La violinista Serova
Il tango è biondo, dal suono potente e avvolgente come la musica di Anna Serova. La violista russa di fama internazionale è in scena al Castello Sforzesco di Milano il 17 agosto con Tango all’opera. La tradizione argentina intreccia duetti e sinfonie dei grandi operisti italiani come Rossini, Verdi e Puccini, creando un colore nuovo, vibrante e unico nelle rivisitazioni di Roberto Molinelli. Con Serova e Tango Sonos si esibiscono i due straordinari ballerini Jessika Santodomingo e Ricardo Cabrera. L’album "Tango all’opera Roberto Molinelli Anna Serova & Tango Sonos" è considerato dalla critica "fra i migliori e più originali del 2023".
Maestra, come dialoga il tango con l’opera italiana?
"Il tango nasce con l’emigrazione italiana a nizio Novecento verso l’America Latina; molti compositori di tango hanno cognomi italiani fra cui Piazzolla, Pugliese, Troilo, D’Arienzo, De Caro. Tutti sono stati influenzati dall’opera italiana e dalla canzone italiana. Molinelli ha ideato questo progetto per far incontrare i celebri duetti della lirica italiana con la tradizione argentina, è una rilettura originale, ricca e varia di colori. La passione è il filo rosso che unisce la musica".
La musica del tango è stata scritta per la danza o ha una sua autonomia?
"I suoni del tango sono un mondo a sé in cui puoi trovare i ritmi più struggenti, passionali e liriche melodiose, cantabili come arie d’opera; in questa musica ci sono diversi generi di danza fra cui la milonga oltre che il tango stesso".

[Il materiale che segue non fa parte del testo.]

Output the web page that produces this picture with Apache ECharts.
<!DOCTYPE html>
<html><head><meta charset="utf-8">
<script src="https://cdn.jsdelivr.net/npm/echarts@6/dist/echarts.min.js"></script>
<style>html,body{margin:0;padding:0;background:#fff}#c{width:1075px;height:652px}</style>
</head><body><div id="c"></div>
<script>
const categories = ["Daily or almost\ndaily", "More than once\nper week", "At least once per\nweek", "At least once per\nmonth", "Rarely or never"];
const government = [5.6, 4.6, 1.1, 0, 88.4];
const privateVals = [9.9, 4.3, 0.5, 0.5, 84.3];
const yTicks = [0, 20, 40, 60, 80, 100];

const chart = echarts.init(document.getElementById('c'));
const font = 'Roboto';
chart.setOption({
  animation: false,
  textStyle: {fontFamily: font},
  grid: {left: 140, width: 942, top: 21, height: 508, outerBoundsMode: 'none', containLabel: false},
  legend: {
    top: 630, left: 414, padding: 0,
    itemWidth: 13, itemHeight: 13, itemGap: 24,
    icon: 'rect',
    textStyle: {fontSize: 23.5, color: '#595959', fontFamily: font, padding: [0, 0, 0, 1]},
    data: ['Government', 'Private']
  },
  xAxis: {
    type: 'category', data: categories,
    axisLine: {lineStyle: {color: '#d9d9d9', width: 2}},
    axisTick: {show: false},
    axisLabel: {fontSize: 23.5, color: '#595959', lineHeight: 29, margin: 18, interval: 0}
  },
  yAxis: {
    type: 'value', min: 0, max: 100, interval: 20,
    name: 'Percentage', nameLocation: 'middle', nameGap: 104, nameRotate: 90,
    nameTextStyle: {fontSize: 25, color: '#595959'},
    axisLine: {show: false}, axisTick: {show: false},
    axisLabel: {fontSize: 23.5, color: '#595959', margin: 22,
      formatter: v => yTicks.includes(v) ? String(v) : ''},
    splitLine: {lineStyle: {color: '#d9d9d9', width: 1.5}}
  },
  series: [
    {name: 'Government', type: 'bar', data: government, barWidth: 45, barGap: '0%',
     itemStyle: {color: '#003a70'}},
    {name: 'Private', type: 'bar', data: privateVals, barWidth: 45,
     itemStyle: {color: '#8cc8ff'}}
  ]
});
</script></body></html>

E’ arrivata giovanissima in Italia. Cosa crede di avere ricevuto?
"Ormai sono 25 anni. Nel 1999 mi hanno invitato per alcuni concerti, vivevo in Francia ma mi sono subito trasferita qui, è il mio paese del cuore, ho il passaporto italiano, solo in Italia mi sono sentita veramente a casa: qui è iniziata la mia carriera di solista e insegnante. Ho vissuto a Verona, poi a Pesaro, finalmente abbiamo trovato casa a Milano al quartiere Forlanini: siamo sempre in viaggio, è una zona perfetta. E poi mio figlio vive a Città Studi, sta finendo il dottorato in Ingegneria al Politecnico, ama così tanto questa città che mi ha convinta a raggiungerlo".
Quanto dà l’insegnante all’interprete e viceversa?
"Se insegni un brano già eseguito, magari duecento volte, ti confronti con un giovane artista che propone la sua idea di musica; questo accade sia in Conservatorio che nei master che tengo in giro per il mondo. Deve essere un rapporto dialettico".